## GIVEN DATA
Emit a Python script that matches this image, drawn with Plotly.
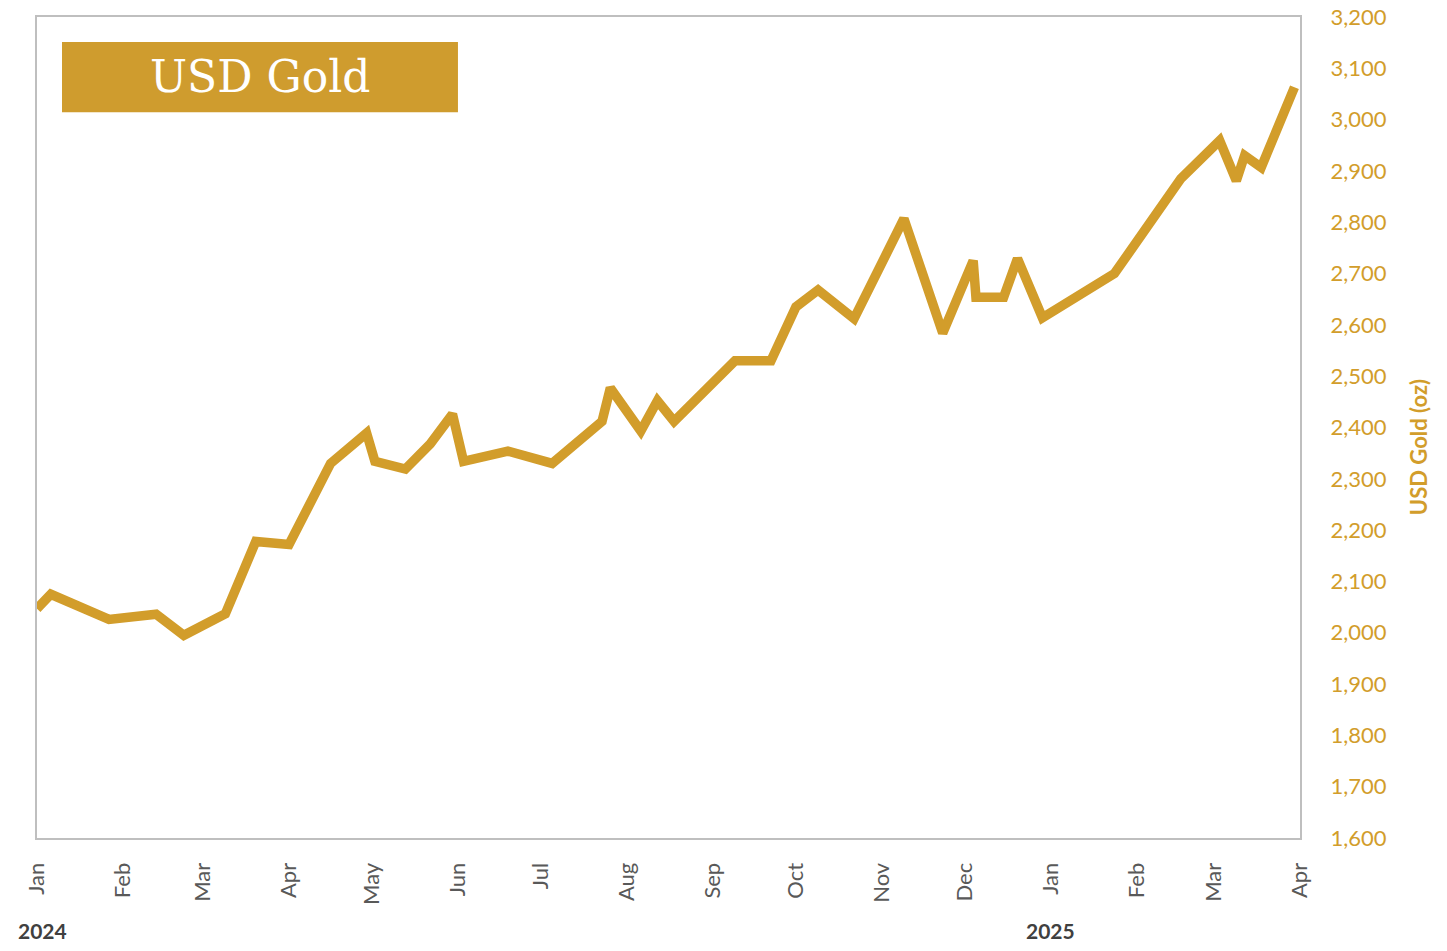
import plotly.graph_objects as go

dates = [
    "2024-01-01", "2024-01-06", "2024-01-27", "2024-02-13", "2024-02-23",
    "2024-03-09", "2024-03-20", "2024-04-01", "2024-04-16", "2024-04-29",
    "2024-05-02", "2024-05-13", "2024-05-22", "2024-05-30", "2024-06-03",
    "2024-06-19", "2024-07-05", "2024-07-23", "2024-07-26", "2024-08-06",
    "2024-08-12", "2024-08-18", "2024-09-09", "2024-09-22", "2024-10-01",
    "2024-10-09", "2024-10-22", "2024-11-09", "2024-11-23", "2024-12-04",
    "2024-12-05", "2024-12-15", "2024-12-20", "2024-12-29", "2025-01-24",
    "2025-02-17", "2025-03-03", "2025-03-09", "2025-03-12", "2025-03-18",
    "2025-03-30",
]
gold_usd = [
    2047, 2075, 2026, 2036, 1995,
    2037, 2178, 2172, 2330, 2389,
    2334, 2319, 2368, 2426, 2334,
    2354, 2330, 2412, 2477, 2393,
    2452, 2412, 2530, 2530, 2635,
    2668, 2612, 2807, 2584, 2725,
    2654, 2654, 2729, 2614, 2700,
    2885, 2959, 2881, 2930, 2907,
    3063,
]
title_text = "USD Gold"
y_title = "USD Gold (oz)"
year_labels = ["2024", "2025"]
year_dates = ["2024-01-03", "2025-01-01"]

GOLD = "#D29D2B"
BOX = "#CF9C2E"

fig = go.Figure()
fig.add_trace(go.Scatter(
    x=dates, y=gold_usd, mode="lines",
    line=dict(color=GOLD, width=9.5),
    hoverinfo="x+y", showlegend=False,
))

fig.update_layout(
    width=1447, height=951,
    margin=dict(l=37, r=147, t=17, b=113, autoexpand=False),
    paper_bgcolor="white", plot_bgcolor="white",
    font=dict(family="Lato, Open Sans, sans-serif"),
    xaxis=dict(
        type="date",
        range=["2024-01-01", "2025-04-01"],
        dtick="M1", tick0="2024-01-01", tickformat="%b",
        tickangle=-90,
        tickfont=dict(size=22, color="#595959"),
        showgrid=False, zeroline=False, automargin=False,
        showline=True, linecolor="#BFBFBF", linewidth=2, mirror=True,
        ticks="", ticklabelstandoff=14, ticklabeloverflow="allow",
    ),
    yaxis=dict(
        side="right",
        range=[1600, 3200], dtick=100, tickformat=",",
        tickfont=dict(size=22, color=GOLD),
        showgrid=False, zeroline=False, automargin=False,
        showline=True, linecolor="#BFBFBF", linewidth=2, mirror=True,
        ticks="", ticklabelstandoff=24, ticklabeloverflow="allow",
    ),
)

fig.add_annotation(xref="paper", yref="paper", x=1.0934, y=0.476,
                   xanchor="center", yanchor="middle", textangle=-90,
                   text="<b>" + y_title + "</b>", showarrow=False,
                   font=dict(size=22, color=GOLD))

fig.add_shape(type="rect", xref="paper", yref="paper",
              x0=0.0198, x1=0.3333, y0=0.884, y1=0.9695,
              fillcolor=BOX, line=dict(width=0), layer="above")
fig.add_annotation(xref="paper", yref="paper", x=0.1766, y=0.927,
                   xanchor="center", yanchor="middle",
                   text=title_text, showarrow=False,
                   font=dict(family="DejaVu Serif", size=44, color="white"))

for lbl, d in zip(year_labels, year_dates):
    fig.add_annotation(xref="x", yref="paper", x=d, y=-0.113,
                       xanchor="center", yanchor="middle",
                       text="<b>" + lbl + "</b>", showarrow=False,
                       font=dict(size=21, color="#404040"))

fig.write_html("out.html", config={"displayModeBar": False},
               post_script="document.body.style.margin='0';")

## REQUIREMENT
Starting at the top of the listing above, please restate word for word each line up to and including the one that holds "import plotly.graph_objects as go", omitting every image.

## RESULT
Emit a Python script that matches this image, drawn with Plotly.
import plotly.graph_objects as go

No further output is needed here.